Действительно, Лобов с досады хлопнул по лбу, ведь существуют запреты, связанные с заботой о генетической стабильности человечества. Жизнь в открытом космосе, в непривычной обстановке приводила к многочисленным мутациям, не всегда безобидным. Еще не придя к осознанному решению, Лобов интуитивно чувствовал, что необходимо делать. Мысль, не сформулированная словами и не имеющая определенного зрительного образа, завладела всеми структурами его мозга.

- Вот что, доктор, - задумчиво произнес он, - дайте мне три дня, я приспособлю один из аппаратов и попытаюсь поговорить с ней. Возможно, добьюсь чего-то большего.

С Анной Штейн Лобов неожиданно столкнулся на следующий день. Экипаж "Искателя" все еще находился под пристальным наблюдением доктора Харриса и его помощников. Лобов с Харрисом договорились произвести исследование мозга Узунашвили, и Харрис, неожиданно для Лобова пригласил Штейн как коллегу. Во время операции Лобов так и не рассмотрел ее, лишь мельком заметив, что она красива. Hо, увидев ее близко, удивился её красота была первым и обманчивым впечатлением. Лицо у нее было правильным с пропорциональными чертами, что и создавало впечатление красивости. Более внимательному взгляду становились очевидны недостатки. Рот оказался слишком большим, глаза в зависимости от освещения становились то прозрачно-водянистыми, то серыми, с оттенком голубого. Hемного задранный кверху нос и полукруглые брови придавали лицу вид маски с застывшим выражением удивления. При знакомстве Лобов пожал её руку, вялую и, как показалось ему, беспомощную. Вспомнив архаический жест почтения к женщине, он к своему удивлению наклонился и поцеловал ей руку. Харрис отвернулся в сторону, скрывая улыбку. Штейн восприняла этот жест совершенно равнодушно. Лобов растерялся, не зная, как себя вести. Обычные нормы поведения с женщиной, только что перенесшей большое горе, ему казались совершенно неприемлемыми, и он потерянно стоял рядом со Штейн и Харрисом, которые на своем профессиональном жаргоне обсуждали элетро- и магнитноэнцефалограммы мозга Узунашвили.

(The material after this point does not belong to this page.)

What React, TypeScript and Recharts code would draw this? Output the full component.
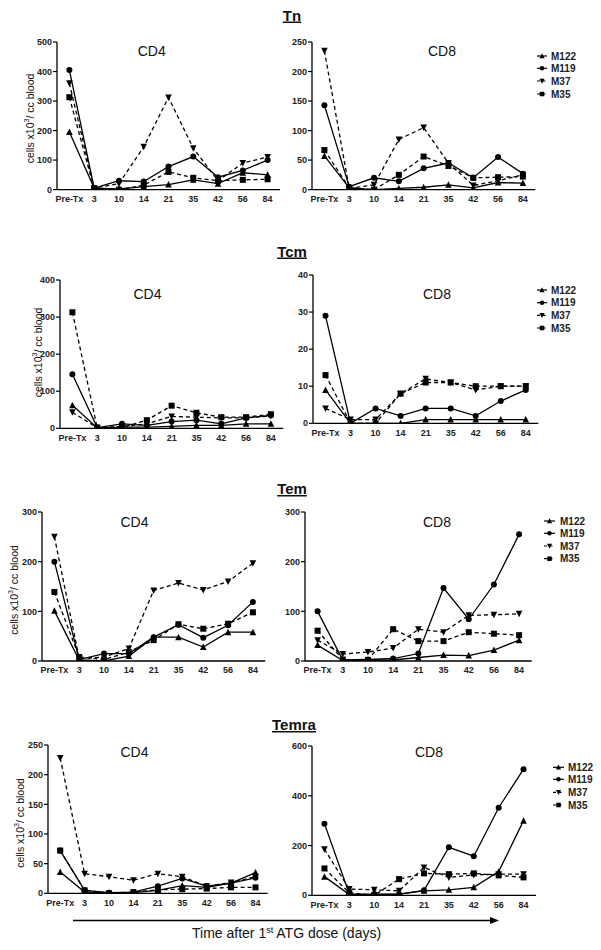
import React from "react";
import { LineChart, Line, XAxis, YAxis } from "recharts";

const days = ["Pre-Tx", "3", "10", "14", "21", "35", "42", "56", "84"];

// Tn
const tnCd4M122 = [195, 5, 2, 10, 17, 33, 20, 57, 50];
const tnCd4M119 = [405, 5, 30, 27, 78, 112, 42, 65, 100];
const tnCd4M37 = [360, 5, 20, 145, 312, 140, 30, 90, 110];
const tnCd4M35 = [313, 2, 0, 15, 60, 40, 30, 33, 35];
const tnCd8M122 = [57, 3, 0, 2, 4, 8, 3, 12, 11];
const tnCd8M119 = [143, 5, 20, 14, 36, 45, 20, 55, 27];
const tnCd8M37 = [235, 2, 8, 85, 105, 45, 7, 15, 25];
const tnCd8M35 = [67, 3, 0, 25, 56, 40, 20, 21, 22];

// Tcm
const tcmCd4M122 = [62, 1, 3, 3, 5, 8, 8, 12, 12];
const tcmCd4M119 = [146, 2, 12, 8, 18, 22, 12, 28, 35];
const tcmCd4M37 = [43, 2, 5, 12, 32, 30, 28, 28, 33];
const tcmCd4M35 = [313, 1, 2, 22, 61, 42, 30, 30, 38];
const tcmCd8M122 = [9, 0, 0, 0, 1, 1, 1, 1, 1];
const tcmCd8M119 = [29, 0, 4, 2, 4, 4, 2, 6, 9];
const tcmCd8M37 = [4, 1, 1, 8, 12, 11, 9, 10, 10];
const tcmCd8M35 = [13, 0, 0, 8, 11, 11, 10, 10, 10];

// Tem
const temCd4M122 = [101, 2, 0, 10, 48, 48, 28, 58, 58];
const temCd4M119 = [200, 3, 15, 15, 48, 73, 47, 72, 119];
const temCd4M37 = [250, 5, 8, 25, 142, 157, 143, 160, 197];
const temCd4M35 = [139, 8, 3, 18, 42, 74, 65, 75, 98];
const temCd8M122 = [32, 1, 1, 2, 7, 12, 11, 22, 42];
const temCd8M119 = [100, 2, 3, 5, 15, 147, 84, 154, 255];
const temCd8M37 = [42, 14, 18, 26, 64, 58, 92, 93, 95];
const temCd8M35 = [61, 3, 2, 64, 40, 40, 58, 55, 52];

// Temra
const temraCd4M122 = [36, 2, 1, 1, 5, 13, 10, 17, 35];
const temraCd4M119 = [72, 5, 1, 2, 12, 25, 12, 17, 26];
const temraCd4M37 = [228, 33, 28, 22, 33, 28, 12, 18, 28];
const temraCd4M35 = [72, 5, 0, 2, 6, 7, 8, 10, 10];
const temraCd8M122 = [75, 3, 3, 5, 18, 22, 32, 95, 300];
const temraCd8M119 = [288, 5, 5, 5, 20, 193, 157, 352, 507];
const temraCd8M37 = [185, 25, 22, 18, 112, 72, 82, 85, 85];
const temraCd8M35 = [108, 10, 0, 65, 88, 85, 88, 80, 72];

const monkeys = ["M122", "M119", "M37", "M35"];
const shapes = ["up", "circle", "down", "square"];
const dashes = [undefined, undefined, "4 3", "4 3"];

const build = (a: number[], b: number[], c: number[], d: number[]) =>
  days.map((day, i) => ({ day, M122: a[i], M119: b[i], M37: c[i], M35: d[i] }));

const FONT = "'Liberation Sans', Arial, sans-serif";
const YW = 40;
const MT = 8;
const MR = 4;
const XH = 20;

function Marker({ cx, cy, shape, s }: { cx: number; cy: number; shape: string; s: number }) {
  if (cx == null || cy == null) return null;
  const h = s / 2;
  if (shape === "circle") return <circle cx={cx} cy={cy} r={h} fill="#000" />;
  if (shape === "square") return <rect x={cx - h} y={cy - h} width={s} height={s} fill="#000" />;
  if (shape === "up")
    return <polygon points={`${cx},${cy - h - 0.5} ${cx - h - 0.3},${cy + h} ${cx + h + 0.3},${cy + h}`} fill="#000" />;
  return <polygon points={`${cx},${cy + h + 0.5} ${cx - h - 0.3},${cy - h} ${cx + h + 0.3},${cy - h}`} fill="#000" />;
}

type Box = { x0: number; x1: number; y0: number; y1: number };

function Panel({ box, data, max, ticks }: { box: Box; data: any[]; max: number; ticks: number[] }) {
  const plotW = box.x1 - box.x0;
  const plotH = box.y1 - box.y0;
  const pad = plotW / 18;
  return (
    <div style={{ position: "absolute", left: box.x0 - YW, top: box.y0 - MT }}>
      <LineChart
        width={YW + plotW + MR}
        height={MT + plotH + XH}
        data={data}
        margin={{ top: MT, right: MR, left: 0, bottom: 0 }}
      >
        <XAxis
          dataKey="day"
          height={XH}
          interval={0}
          padding={{ left: pad, right: pad }}
          tickLine={false}
          tickSize={4}
          axisLine={{ stroke: "#000", strokeWidth: 1.3 }}
          tick={{ fontSize: 9, fontWeight: "bold", fill: "#222", fontFamily: FONT }}
        />
        <YAxis
          width={YW}
          domain={[0, max]}
          ticks={ticks}
          interval={0}
          allowDataOverflow
          tickSize={4}
          tickMargin={1}
          axisLine={{ stroke: "#000", strokeWidth: 1.3 }}
          tickLine={{ stroke: "#000", strokeWidth: 1.2 }}
          tick={{ fontSize: 9, fontWeight: "bold", fill: "#222", fontFamily: FONT }}
        />
        {monkeys.map((m, i) => (
          <Line
            key={m}
            dataKey={m}
            type="linear"
            stroke="#000"
            strokeWidth={1.3}
            strokeDasharray={dashes[i]}
            isAnimationActive={false}
            dot={(p: any) => <Marker key={`${m}-${p.index}`} cx={p.cx} cy={p.cy} shape={shapes[i]} s={6} />}
            activeDot={false}
          />
        ))}
      </LineChart>
    </div>
  );
}

function Legend({ x0, x1, tx, ys }: { x0: number; x1: number; tx: number; ys: number[] }) {
  return (
    <g>
      {monkeys.map((m, i) => (
        <g key={m}>
          <line x1={x0} x2={x1} y1={ys[i]} y2={ys[i]} stroke="#000" strokeWidth={1.2} strokeDasharray={dashes[i] ? "3 2.5" : undefined} />
          <Marker cx={(x0 + x1) / 2} cy={ys[i]} shape={shapes[i]} s={4.5} />
          <text x={tx} y={ys[i] + 3.5} fontSize={10} fontWeight="bold" fill="#222" fontFamily={FONT}>
            {m}
          </text>
        </g>
      ))}
    </g>
  );
}

function YLabel({ x, y }: { x: number; y: number }) {
  return (
    <text
      transform={`translate(${x},${y}) rotate(-90)`}
      textAnchor="middle"
      dominantBaseline="central"
      fontSize={10.5}
      fill="#111"
      fontFamily={FONT}
    >
      cells x10
      <tspan dy={-4} fontSize={7}>3</tspan>
      <tspan dy={4}>/ cc blood</tspan>
    </text>
  );
}

const titles = [
  { t: "Tn", x: 292, y: 20.5 },
  { t: "Tcm", x: 292, y: 256.5 },
  { t: "Tem", x: 292, y: 494 },
  { t: "Temra", x: 294, y: 730 },
];

const panelLabels = [
  { t: "CD4", x: 151.7, y: 56 },
  { t: "CD8", x: 442, y: 56 },
  { t: "CD4", x: 147.5, y: 299 },
  { t: "CD8", x: 437, y: 299 },
  { t: "CD4", x: 134.5, y: 527 },
  { t: "CD8", x: 437, y: 527 },
  { t: "CD4", x: 134.5, y: 757 },
  { t: "CD8", x: 429, y: 757 },
];

export default function App() {
  return (
    <div style={{ position: "absolute", left: 0, top: 0, width: 601, height: 950, background: "#fff", fontFamily: FONT }}>
      <Panel box={{ x0: 57, x1: 280, y0: 41.7, y1: 189.3 }} data={build(tnCd4M122, tnCd4M119, tnCd4M37, tnCd4M35)} max={500} ticks={[0, 100, 200, 300, 400, 500]} />
      <Panel box={{ x0: 311.7, x1: 535, y0: 41.7, y1: 189.3 }} data={build(tnCd8M122, tnCd8M119, tnCd8M37, tnCd8M35)} max={250} ticks={[0, 50, 100, 150, 200, 250]} />
      <Panel box={{ x0: 60, x1: 283.3, y0: 280, y1: 428.3 }} data={build(tcmCd4M122, tcmCd4M119, tcmCd4M37, tcmCd4M35)} max={400} ticks={[0, 100, 200, 300, 400]} />
      <Panel box={{ x0: 313, x1: 538.3, y0: 275, y1: 423.3 }} data={build(tcmCd8M122, tcmCd8M119, tcmCd8M37, tcmCd8M35)} max={40} ticks={[0, 10, 20, 30, 40]} />
      <Panel box={{ x0: 41.7, x1: 265, y0: 511.7, y1: 660.7 }} data={build(temCd4M122, temCd4M119, temCd4M37, temCd4M35)} max={300} ticks={[0, 100, 200, 300]} />
      <Panel box={{ x0: 305, x1: 531.7, y0: 511.7, y1: 660.7 }} data={build(temCd8M122, temCd8M119, temCd8M37, temCd8M35)} max={300} ticks={[0, 100, 200, 300]} />
      <Panel box={{ x0: 48.3, x1: 268, y0: 745, y1: 893.3 }} data={build(temraCd4M122, temraCd4M119, temraCd4M37, temraCd4M35)} max={250} ticks={[0, 50, 100, 150, 200, 250]} />
      <Panel box={{ x0: 311.7, x1: 535.7, y0: 745.7, y1: 895 }} data={build(temraCd8M122, temraCd8M119, temraCd8M37, temraCd8M35)} max={600} ticks={[0, 200, 400, 600]} />

      <svg width={601} height={950} style={{ position: "absolute", left: 0, top: 0, pointerEvents: "none" }}>
        {titles.map((t) => (
          <text key={t.t} x={t.x} y={t.y} textAnchor="middle" fontSize={15} fontWeight="bold" textDecoration="underline" fill="#111" fontFamily={FONT}>
            {t.t}
          </text>
        ))}
        {panelLabels.map((p, i) => (
          <text key={i} x={p.x} y={p.y} textAnchor="middle" fontSize={14} fill="#111" fontFamily={FONT}>
            {p.t}
          </text>
        ))}
        <YLabel x={30} y={118.5} />
        <YLabel x={38.3} y={352.5} />
        <YLabel x={14} y={590} />
        <YLabel x={20} y={823} />
        <Legend x0={537} x1={547} tx={551} ys={[56, 68.3, 81, 94]} />
        <Legend x0={537} x1={547} tx={551} ys={[290, 302.7, 315.3, 328]} />
        <Legend x0={544} x1={555} tx={560} ys={[521, 533.3, 546, 558.7]} />
        <Legend x0={553} x1={564} tx={568} ys={[767.3, 779.3, 792.3, 805]} />
        <line x1={73} x2={492} y1={920.5} y2={920.5} stroke="#000" strokeWidth={1.5} />
        <polygon points="499,920.5 490,917 490,924" fill="#000" />
        <text x={192} y={937.5} fontSize={14} fill="#111" fontFamily={FONT}>
          Time after 1<tspan dy={-5} fontSize={9}>st</tspan>
          <tspan dy={5}> ATG dose (days)</tspan>
        </text>
      </svg>
    </div>
  );
}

Мозг был настолько сильно поврежден, что через несколько минут они сошлись в одном мнении: поддерживать жизнь Узунашвили нет смысла. Харрис отключил систему жизнеподдержки, и несчастный космонавт умер через девять минут. Втроем они молча наблюдали за агонией. Когда все показатели вышли на ноль, Штейн нарушила молчание:

- Он добровольно пошел в реактор: знал, что может не вернуться.

Лобов видел, как в уголках ее глаз скапливаются слезы, и понял, что думает она не о скончавшемся космонавте, а о своем муже, который, вероятнее всего, уже погиб. Впервые за три дня он задумался о судьбе этого человека. Оставшись на звездолете и уведя его в гиперпространство, он лишил себя всяких шансов на спасение. Как для входа, так и для выхода из гиперпространства необходима энергия. Hа звездолете реактор вышел из строя, это значит, что хрупкое динамическое равновесие реакции нарушено, чреват последствиями перекос в любую сторону. Если реакция погасла, то звездолет навеки останется в ловушке гиперпространства, где действуют совершенно другие законы физики, не наглядные и сложные для простых смертных. Если реакция пошла в сторону нарастания, то звездолет взорвется. Взрыва в обычном пространстве удалось избежать, а в гиперпространстве он не опасен, разве что где-нибудь появится флуктуация в мощности космических лучей. Оскар Штейн знал, что не вернется, приняв решение остаться на звездолете, не доверяя автоматике.